- Provided material -

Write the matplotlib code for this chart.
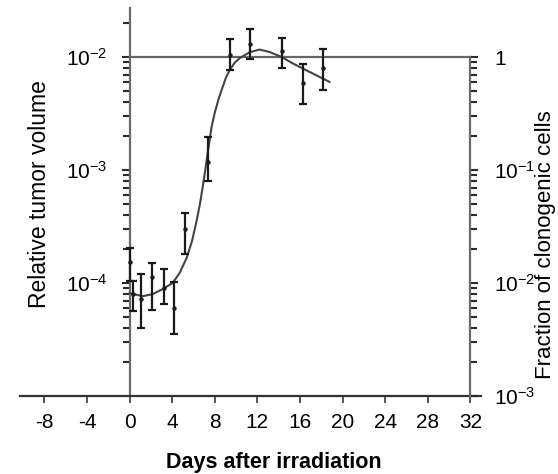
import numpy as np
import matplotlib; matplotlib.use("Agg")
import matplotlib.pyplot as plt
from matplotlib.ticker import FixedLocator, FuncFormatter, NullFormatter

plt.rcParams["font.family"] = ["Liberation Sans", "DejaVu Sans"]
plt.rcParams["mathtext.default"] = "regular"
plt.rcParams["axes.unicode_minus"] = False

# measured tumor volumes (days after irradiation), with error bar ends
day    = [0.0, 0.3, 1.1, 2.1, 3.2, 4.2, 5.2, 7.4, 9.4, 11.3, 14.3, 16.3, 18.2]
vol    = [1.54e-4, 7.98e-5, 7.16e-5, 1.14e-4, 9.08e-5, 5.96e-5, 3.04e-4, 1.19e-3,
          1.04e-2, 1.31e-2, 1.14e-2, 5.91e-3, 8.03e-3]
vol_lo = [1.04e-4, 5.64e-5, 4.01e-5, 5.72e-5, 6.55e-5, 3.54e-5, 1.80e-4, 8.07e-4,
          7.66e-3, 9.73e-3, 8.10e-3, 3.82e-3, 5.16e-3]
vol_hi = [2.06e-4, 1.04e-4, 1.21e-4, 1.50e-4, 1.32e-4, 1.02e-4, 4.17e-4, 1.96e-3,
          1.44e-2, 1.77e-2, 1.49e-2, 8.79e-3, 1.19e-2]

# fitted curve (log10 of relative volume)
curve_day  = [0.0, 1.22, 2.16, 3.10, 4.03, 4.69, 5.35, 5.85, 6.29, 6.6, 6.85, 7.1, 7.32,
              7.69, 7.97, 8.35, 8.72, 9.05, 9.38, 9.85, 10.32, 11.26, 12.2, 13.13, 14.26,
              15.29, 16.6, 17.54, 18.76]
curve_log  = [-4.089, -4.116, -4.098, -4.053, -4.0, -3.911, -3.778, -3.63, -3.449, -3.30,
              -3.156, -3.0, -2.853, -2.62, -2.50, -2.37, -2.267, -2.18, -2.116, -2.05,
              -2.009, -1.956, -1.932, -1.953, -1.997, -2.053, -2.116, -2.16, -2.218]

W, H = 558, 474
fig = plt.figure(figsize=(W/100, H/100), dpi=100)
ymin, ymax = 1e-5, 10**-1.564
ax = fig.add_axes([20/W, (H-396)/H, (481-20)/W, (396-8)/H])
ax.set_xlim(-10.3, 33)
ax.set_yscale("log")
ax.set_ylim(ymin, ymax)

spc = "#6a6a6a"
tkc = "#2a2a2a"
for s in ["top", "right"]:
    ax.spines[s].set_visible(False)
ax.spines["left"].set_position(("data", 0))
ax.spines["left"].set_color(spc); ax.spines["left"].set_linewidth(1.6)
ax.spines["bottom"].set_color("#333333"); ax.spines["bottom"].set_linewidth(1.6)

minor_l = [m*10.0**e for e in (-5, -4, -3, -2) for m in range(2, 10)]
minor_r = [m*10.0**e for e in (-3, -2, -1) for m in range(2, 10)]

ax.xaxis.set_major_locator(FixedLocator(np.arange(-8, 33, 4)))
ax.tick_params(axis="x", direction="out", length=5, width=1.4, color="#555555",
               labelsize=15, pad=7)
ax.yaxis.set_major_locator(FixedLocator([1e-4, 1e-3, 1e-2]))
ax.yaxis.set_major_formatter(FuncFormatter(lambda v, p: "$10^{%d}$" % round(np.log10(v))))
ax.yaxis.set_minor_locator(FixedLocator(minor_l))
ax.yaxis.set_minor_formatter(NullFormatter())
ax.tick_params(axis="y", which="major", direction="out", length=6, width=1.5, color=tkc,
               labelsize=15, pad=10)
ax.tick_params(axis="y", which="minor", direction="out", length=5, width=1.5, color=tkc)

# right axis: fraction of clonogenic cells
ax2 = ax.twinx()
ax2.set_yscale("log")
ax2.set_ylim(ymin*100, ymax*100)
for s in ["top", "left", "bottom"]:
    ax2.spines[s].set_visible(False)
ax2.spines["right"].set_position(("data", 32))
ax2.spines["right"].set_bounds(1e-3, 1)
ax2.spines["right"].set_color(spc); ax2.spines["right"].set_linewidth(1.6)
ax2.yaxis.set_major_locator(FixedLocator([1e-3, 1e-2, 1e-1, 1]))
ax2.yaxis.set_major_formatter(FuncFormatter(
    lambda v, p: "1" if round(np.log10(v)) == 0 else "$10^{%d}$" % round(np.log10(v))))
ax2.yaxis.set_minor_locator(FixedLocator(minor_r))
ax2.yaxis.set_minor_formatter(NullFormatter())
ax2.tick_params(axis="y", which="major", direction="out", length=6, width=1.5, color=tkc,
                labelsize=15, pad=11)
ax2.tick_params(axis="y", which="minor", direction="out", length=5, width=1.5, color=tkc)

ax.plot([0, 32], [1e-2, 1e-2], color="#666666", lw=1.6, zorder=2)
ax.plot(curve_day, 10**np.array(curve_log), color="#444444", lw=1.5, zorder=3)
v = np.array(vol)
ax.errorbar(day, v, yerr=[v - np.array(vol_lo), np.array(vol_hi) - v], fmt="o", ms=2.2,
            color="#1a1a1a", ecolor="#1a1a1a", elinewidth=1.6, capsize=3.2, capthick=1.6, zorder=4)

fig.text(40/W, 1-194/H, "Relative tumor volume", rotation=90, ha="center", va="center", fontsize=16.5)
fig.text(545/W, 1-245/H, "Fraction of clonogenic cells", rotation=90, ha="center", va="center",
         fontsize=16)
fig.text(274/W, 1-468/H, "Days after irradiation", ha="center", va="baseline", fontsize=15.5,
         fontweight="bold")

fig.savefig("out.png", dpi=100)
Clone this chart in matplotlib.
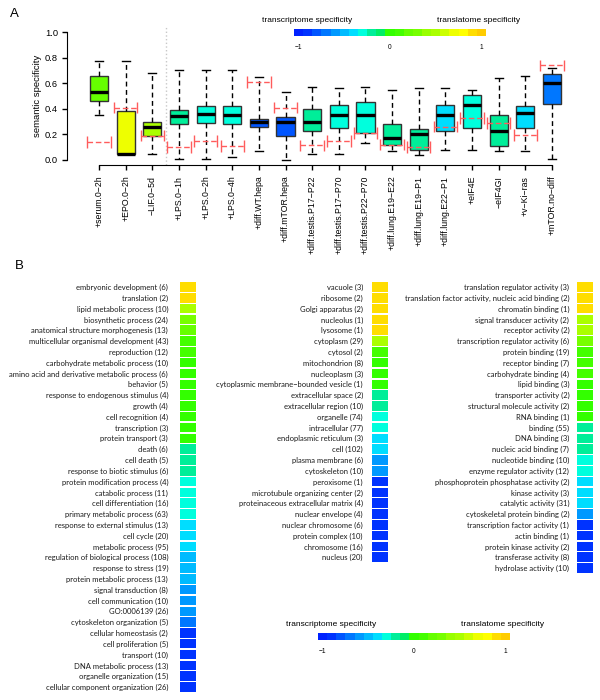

- Directions for this task -
Omit pictures; set down the rest of the material word for word.

- Response to the task -
Write the matplotlib code for this chart.
import numpy as np
import matplotlib; matplotlib.use("Agg")
import matplotlib.pyplot as plt
from matplotlib.ticker import FixedLocator, FuncFormatter, NullFormatter

plt.rcParams["font.family"] = ["Liberation Sans", "DejaVu Sans"]
plt.rcParams["mathtext.default"] = "regular"
plt.rcParams["axes.unicode_minus"] = False

# measured tumor volumes (days after irradiation), with error bar ends
day    = [0.0, 0.3, 1.1, 2.1, 3.2, 4.2, 5.2, 7.4, 9.4, 11.3, 14.3, 16.3, 18.2]
vol    = [1.54e-4, 7.98e-5, 7.16e-5, 1.14e-4, 9.08e-5, 5.96e-5, 3.04e-4, 1.19e-3,
          1.04e-2, 1.31e-2, 1.14e-2, 5.91e-3, 8.03e-3]
vol_lo = [1.04e-4, 5.64e-5, 4.01e-5, 5.72e-5, 6.55e-5, 3.54e-5, 1.80e-4, 8.07e-4,
          7.66e-3, 9.73e-3, 8.10e-3, 3.82e-3, 5.16e-3]
vol_hi = [2.06e-4, 1.04e-4, 1.21e-4, 1.50e-4, 1.32e-4, 1.02e-4, 4.17e-4, 1.96e-3,
          1.44e-2, 1.77e-2, 1.49e-2, 8.79e-3, 1.19e-2]

# fitted curve (log10 of relative volume)
curve_day  = [0.0, 1.22, 2.16, 3.10, 4.03, 4.69, 5.35, 5.85, 6.29, 6.6, 6.85, 7.1, 7.32,
              7.69, 7.97, 8.35, 8.72, 9.05, 9.38, 9.85, 10.32, 11.26, 12.2, 13.13, 14.26,
              15.29, 16.6, 17.54, 18.76]
curve_log  = [-4.089, -4.116, -4.098, -4.053, -4.0, -3.911, -3.778, -3.63, -3.449, -3.30,
              -3.156, -3.0, -2.853, -2.62, -2.50, -2.37, -2.267, -2.18, -2.116, -2.05,
              -2.009, -1.956, -1.932, -1.953, -1.997, -2.053, -2.116, -2.16, -2.218]

W, H = 558, 474
fig = plt.figure(figsize=(W/100, H/100), dpi=100)
ymin, ymax = 1e-5, 10**-1.564
ax = fig.add_axes([20/W, (H-396)/H, (481-20)/W, (396-8)/H])
ax.set_xlim(-10.3, 33)
ax.set_yscale("log")
ax.set_ylim(ymin, ymax)

spc = "#6a6a6a"
tkc = "#2a2a2a"
for s in ["top", "right"]:
    ax.spines[s].set_visible(False)
ax.spines["left"].set_position(("data", 0))
ax.spines["left"].set_color(spc); ax.spines["left"].set_linewidth(1.6)
ax.spines["bottom"].set_color("#333333"); ax.spines["bottom"].set_linewidth(1.6)

minor_l = [m*10.0**e for e in (-5, -4, -3, -2) for m in range(2, 10)]
minor_r = [m*10.0**e for e in (-3, -2, -1) for m in range(2, 10)]

ax.xaxis.set_major_locator(FixedLocator(np.arange(-8, 33, 4)))
ax.tick_params(axis="x", direction="out", length=5, width=1.4, color="#555555",
               labelsize=15, pad=7)
ax.yaxis.set_major_locator(FixedLocator([1e-4, 1e-3, 1e-2]))
ax.yaxis.set_major_formatter(FuncFormatter(lambda v, p: "$10^{%d}$" % round(np.log10(v))))
ax.yaxis.set_minor_locator(FixedLocator(minor_l))
ax.yaxis.set_minor_formatter(NullFormatter())
ax.tick_params(axis="y", which="major", direction="out", length=6, width=1.5, color=tkc,
               labelsize=15, pad=10)
ax.tick_params(axis="y", which="minor", direction="out", length=5, width=1.5, color=tkc)

# right axis: fraction of clonogenic cells
ax2 = ax.twinx()
ax2.set_yscale("log")
ax2.set_ylim(ymin*100, ymax*100)
for s in ["top", "left", "bottom"]:
    ax2.spines[s].set_visible(False)
ax2.spines["right"].set_position(("data", 32))
ax2.spines["right"].set_bounds(1e-3, 1)
ax2.spines["right"].set_color(spc); ax2.spines["right"].set_linewidth(1.6)
ax2.yaxis.set_major_locator(FixedLocator([1e-3, 1e-2, 1e-1, 1]))
ax2.yaxis.set_major_formatter(FuncFormatter(
    lambda v, p: "1" if round(np.log10(v)) == 0 else "$10^{%d}$" % round(np.log10(v))))
ax2.yaxis.set_minor_locator(FixedLocator(minor_r))
ax2.yaxis.set_minor_formatter(NullFormatter())
ax2.tick_params(axis="y", which="major", direction="out", length=6, width=1.5, color=tkc,
                labelsize=15, pad=11)
ax2.tick_params(axis="y", which="minor", direction="out", length=5, width=1.5, color=tkc)

ax.plot([0, 32], [1e-2, 1e-2], color="#666666", lw=1.6, zorder=2)
ax.plot(curve_day, 10**np.array(curve_log), color="#444444", lw=1.5, zorder=3)
v = np.array(vol)
ax.errorbar(day, v, yerr=[v - np.array(vol_lo), np.array(vol_hi) - v], fmt="o", ms=2.2,
            color="#1a1a1a", ecolor="#1a1a1a", elinewidth=1.6, capsize=3.2, capthick=1.6, zorder=4)

fig.text(40/W, 1-194/H, "Relative tumor volume", rotation=90, ha="center", va="center", fontsize=16.5)
fig.text(545/W, 1-245/H, "Fraction of clonogenic cells", rotation=90, ha="center", va="center",
         fontsize=16)
fig.text(274/W, 1-468/H, "Days after irradiation", ha="center", va="baseline", fontsize=15.5,
         fontweight="bold")

fig.savefig("out.png", dpi=100)
Clone this chart in matplotlib.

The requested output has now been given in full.